## Start GIVEN ENTRIES

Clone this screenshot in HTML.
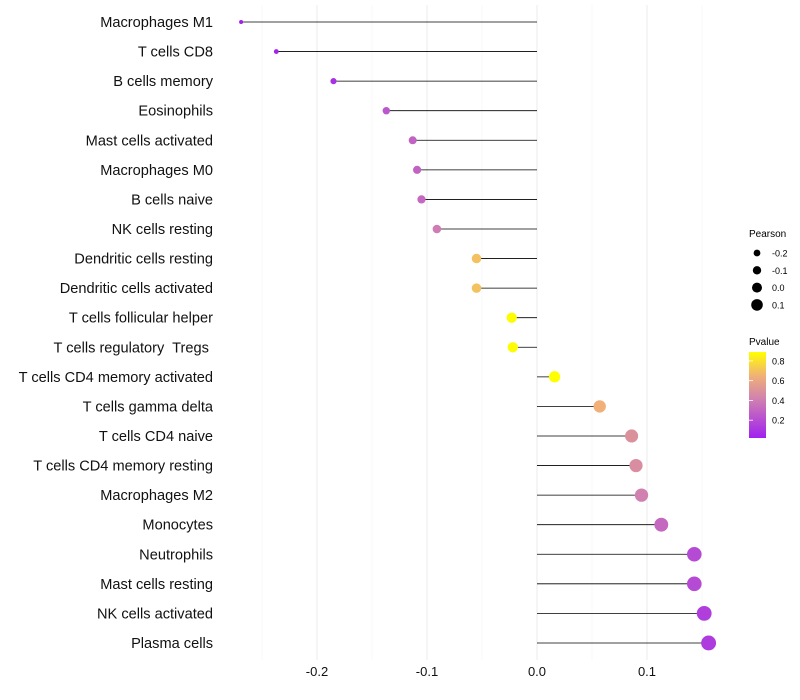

## End GIVEN ENTRIES
## Start GIVEN ENTRIES

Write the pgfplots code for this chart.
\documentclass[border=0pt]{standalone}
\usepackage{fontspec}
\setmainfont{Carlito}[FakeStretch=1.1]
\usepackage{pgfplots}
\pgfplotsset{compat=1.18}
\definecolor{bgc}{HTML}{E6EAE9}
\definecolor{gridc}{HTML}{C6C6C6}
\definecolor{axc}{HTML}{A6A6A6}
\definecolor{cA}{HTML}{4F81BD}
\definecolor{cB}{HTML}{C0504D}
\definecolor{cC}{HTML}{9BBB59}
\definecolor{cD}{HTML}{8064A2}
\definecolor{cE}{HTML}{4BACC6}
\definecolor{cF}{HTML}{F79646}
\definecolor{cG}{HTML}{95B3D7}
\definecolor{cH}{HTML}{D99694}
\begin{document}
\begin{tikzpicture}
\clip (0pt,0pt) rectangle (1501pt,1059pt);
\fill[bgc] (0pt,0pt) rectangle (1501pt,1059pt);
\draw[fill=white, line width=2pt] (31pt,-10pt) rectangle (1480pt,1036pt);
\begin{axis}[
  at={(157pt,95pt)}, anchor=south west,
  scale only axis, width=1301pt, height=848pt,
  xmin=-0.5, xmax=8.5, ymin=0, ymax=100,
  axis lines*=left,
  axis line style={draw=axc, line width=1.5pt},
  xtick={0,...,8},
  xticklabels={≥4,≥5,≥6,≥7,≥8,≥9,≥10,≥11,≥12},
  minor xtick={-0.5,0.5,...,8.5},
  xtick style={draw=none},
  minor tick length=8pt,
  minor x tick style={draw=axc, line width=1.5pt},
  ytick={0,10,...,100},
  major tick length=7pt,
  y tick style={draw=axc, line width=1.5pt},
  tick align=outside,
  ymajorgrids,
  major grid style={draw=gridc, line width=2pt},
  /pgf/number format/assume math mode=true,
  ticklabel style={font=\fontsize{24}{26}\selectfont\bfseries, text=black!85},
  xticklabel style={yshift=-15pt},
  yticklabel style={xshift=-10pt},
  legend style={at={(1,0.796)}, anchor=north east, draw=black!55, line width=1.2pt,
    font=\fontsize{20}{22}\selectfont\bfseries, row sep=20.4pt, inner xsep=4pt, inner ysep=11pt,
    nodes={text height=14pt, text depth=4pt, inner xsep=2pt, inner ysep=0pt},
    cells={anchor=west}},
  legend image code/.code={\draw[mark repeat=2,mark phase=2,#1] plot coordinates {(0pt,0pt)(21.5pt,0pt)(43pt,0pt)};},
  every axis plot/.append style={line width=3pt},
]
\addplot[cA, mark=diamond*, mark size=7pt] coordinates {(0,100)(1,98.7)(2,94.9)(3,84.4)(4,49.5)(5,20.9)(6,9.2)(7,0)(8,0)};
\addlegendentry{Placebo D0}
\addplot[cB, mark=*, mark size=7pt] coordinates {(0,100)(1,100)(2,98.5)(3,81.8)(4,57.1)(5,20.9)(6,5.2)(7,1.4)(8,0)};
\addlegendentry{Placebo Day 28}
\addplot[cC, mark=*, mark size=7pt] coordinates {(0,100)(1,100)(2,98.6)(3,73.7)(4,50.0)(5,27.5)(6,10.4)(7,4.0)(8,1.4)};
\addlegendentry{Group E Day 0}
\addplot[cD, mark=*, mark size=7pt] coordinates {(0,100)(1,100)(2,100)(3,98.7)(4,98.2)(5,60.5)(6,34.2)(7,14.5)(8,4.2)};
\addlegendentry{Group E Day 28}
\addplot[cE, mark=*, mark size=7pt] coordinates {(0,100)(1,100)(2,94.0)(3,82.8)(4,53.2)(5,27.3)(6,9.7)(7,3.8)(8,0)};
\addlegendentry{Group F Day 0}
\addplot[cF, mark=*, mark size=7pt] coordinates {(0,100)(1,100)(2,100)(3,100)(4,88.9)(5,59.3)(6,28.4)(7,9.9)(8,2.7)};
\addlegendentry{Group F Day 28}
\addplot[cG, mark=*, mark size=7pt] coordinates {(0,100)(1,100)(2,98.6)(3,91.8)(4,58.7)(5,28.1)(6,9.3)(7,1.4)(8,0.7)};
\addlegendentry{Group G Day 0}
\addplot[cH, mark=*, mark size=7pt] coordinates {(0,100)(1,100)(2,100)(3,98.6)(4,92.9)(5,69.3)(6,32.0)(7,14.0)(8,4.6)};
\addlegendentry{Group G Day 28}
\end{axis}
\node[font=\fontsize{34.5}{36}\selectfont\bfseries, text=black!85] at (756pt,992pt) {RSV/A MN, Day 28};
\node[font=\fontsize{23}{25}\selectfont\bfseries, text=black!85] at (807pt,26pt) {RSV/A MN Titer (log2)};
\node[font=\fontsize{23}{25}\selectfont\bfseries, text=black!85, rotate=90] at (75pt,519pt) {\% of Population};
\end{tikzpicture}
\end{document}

## End GIVEN ENTRIES
## Start GIVEN ENTRIES

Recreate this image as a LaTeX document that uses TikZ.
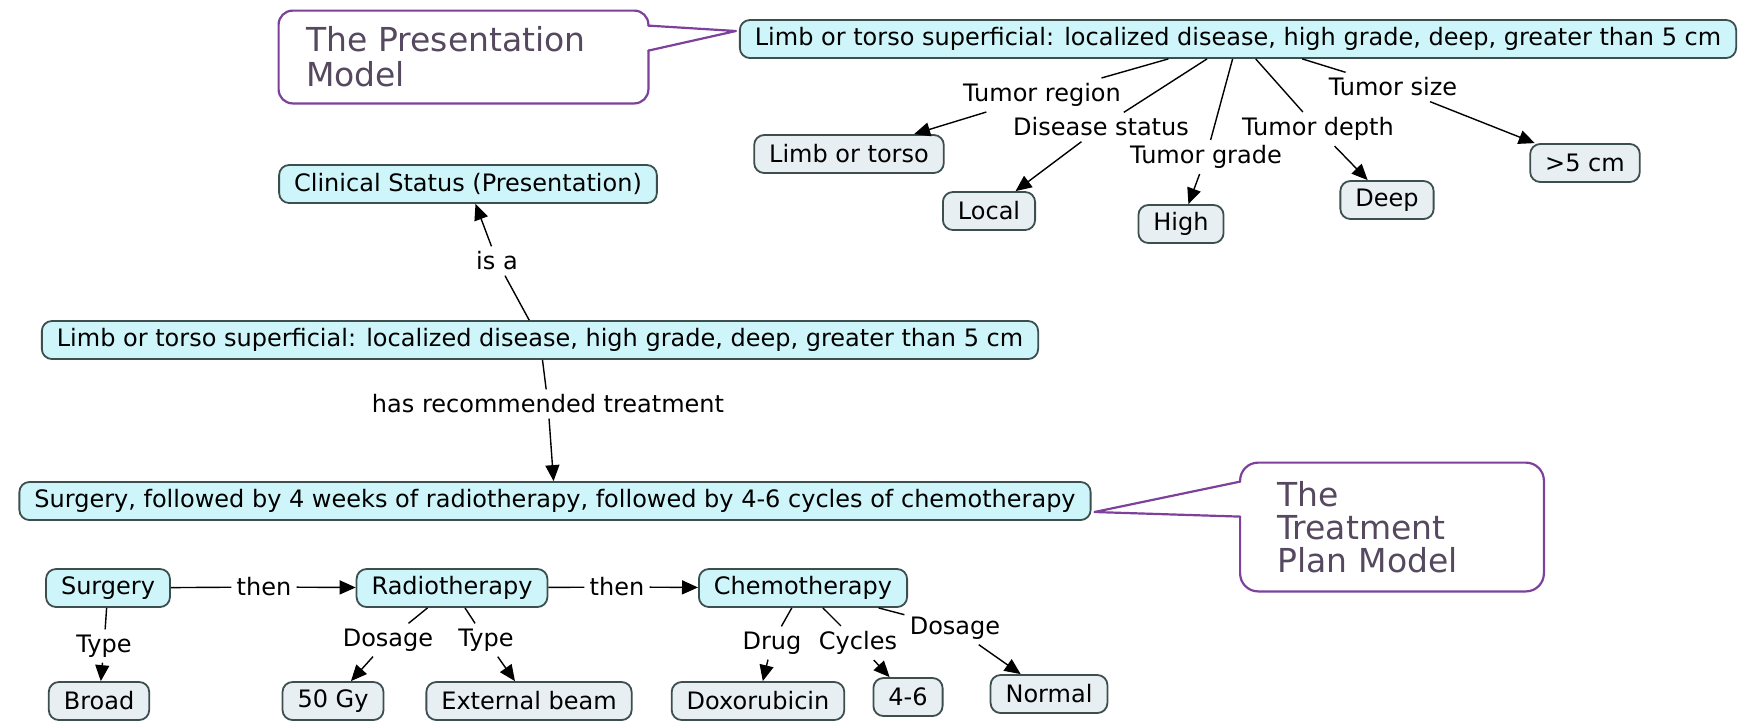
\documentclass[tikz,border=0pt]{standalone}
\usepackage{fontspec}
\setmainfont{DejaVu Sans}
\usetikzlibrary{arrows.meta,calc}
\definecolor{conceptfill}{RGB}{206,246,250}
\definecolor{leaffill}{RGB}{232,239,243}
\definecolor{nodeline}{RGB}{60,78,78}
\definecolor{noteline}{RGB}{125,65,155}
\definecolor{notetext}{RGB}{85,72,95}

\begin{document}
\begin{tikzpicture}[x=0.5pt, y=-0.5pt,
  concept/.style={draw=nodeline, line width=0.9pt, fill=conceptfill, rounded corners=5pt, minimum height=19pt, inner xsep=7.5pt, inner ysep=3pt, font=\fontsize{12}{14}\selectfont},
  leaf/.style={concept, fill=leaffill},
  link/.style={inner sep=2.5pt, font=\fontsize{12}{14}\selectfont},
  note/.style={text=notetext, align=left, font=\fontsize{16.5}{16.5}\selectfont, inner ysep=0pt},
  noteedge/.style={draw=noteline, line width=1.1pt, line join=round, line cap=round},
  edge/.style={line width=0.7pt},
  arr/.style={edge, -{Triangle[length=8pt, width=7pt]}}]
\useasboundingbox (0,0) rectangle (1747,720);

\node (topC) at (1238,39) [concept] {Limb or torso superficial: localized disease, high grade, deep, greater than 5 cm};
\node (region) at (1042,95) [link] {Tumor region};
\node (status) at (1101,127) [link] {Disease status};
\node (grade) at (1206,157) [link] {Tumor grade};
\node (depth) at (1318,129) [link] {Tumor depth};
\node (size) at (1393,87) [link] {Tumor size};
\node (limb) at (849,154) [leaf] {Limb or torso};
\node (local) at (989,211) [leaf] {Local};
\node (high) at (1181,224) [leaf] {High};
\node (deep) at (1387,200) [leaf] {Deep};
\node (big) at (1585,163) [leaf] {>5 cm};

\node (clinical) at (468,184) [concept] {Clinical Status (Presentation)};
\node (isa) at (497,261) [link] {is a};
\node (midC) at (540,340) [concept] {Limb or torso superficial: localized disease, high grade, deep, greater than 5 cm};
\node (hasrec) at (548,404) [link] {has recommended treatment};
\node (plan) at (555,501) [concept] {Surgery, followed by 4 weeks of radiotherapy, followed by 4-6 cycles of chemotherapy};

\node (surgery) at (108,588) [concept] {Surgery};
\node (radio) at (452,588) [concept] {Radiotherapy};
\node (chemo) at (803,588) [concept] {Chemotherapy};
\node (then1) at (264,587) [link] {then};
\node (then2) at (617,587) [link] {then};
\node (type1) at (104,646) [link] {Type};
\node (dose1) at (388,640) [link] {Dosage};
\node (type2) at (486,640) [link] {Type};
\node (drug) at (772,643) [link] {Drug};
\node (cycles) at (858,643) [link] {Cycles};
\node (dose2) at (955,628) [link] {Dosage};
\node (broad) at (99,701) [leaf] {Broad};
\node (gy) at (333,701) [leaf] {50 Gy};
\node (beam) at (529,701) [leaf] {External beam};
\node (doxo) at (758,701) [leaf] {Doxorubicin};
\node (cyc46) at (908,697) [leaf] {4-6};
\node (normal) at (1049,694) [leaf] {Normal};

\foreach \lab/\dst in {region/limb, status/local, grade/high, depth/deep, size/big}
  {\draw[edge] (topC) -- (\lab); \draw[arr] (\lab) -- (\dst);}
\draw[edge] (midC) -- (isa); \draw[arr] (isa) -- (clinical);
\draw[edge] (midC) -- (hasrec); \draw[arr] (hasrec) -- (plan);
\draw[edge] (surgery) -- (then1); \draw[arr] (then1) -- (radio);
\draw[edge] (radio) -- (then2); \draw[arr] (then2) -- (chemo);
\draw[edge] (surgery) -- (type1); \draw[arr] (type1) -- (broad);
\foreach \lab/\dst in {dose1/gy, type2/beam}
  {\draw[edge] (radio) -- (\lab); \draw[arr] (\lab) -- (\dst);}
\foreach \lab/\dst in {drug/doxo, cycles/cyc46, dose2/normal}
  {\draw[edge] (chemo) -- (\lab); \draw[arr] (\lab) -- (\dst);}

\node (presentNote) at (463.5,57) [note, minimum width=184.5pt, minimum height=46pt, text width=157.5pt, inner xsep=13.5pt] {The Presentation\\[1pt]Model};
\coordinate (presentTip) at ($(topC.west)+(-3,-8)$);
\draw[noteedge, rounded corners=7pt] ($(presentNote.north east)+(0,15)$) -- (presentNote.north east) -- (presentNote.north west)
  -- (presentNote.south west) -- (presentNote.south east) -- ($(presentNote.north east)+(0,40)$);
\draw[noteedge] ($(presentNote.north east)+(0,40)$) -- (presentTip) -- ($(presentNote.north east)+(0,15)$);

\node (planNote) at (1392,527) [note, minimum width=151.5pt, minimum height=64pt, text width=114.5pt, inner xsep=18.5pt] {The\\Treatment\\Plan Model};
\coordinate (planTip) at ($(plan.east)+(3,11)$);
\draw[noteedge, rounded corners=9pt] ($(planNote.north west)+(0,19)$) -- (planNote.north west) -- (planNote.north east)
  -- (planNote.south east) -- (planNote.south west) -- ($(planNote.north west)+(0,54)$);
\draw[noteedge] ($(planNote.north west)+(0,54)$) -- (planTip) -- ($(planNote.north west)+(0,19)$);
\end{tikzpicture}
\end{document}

## End GIVEN ENTRIES

• WHAT YOU ARE ASKED TO DO: Locate the word "HTML" in the data above. Copy every line carrying it.

• REPLY TO THE EXERCISE:
Clone this screenshot in HTML.
\definecolor{bgc}{HTML}{E6EAE9}
\definecolor{gridc}{HTML}{C6C6C6}
\definecolor{axc}{HTML}{A6A6A6}
\definecolor{cA}{HTML}{4F81BD}
\definecolor{cB}{HTML}{C0504D}
\definecolor{cC}{HTML}{9BBB59}
\definecolor{cD}{HTML}{8064A2}
\definecolor{cE}{HTML}{4BACC6}
\definecolor{cF}{HTML}{F79646}
\definecolor{cG}{HTML}{95B3D7}
\definecolor{cH}{HTML}{D99694}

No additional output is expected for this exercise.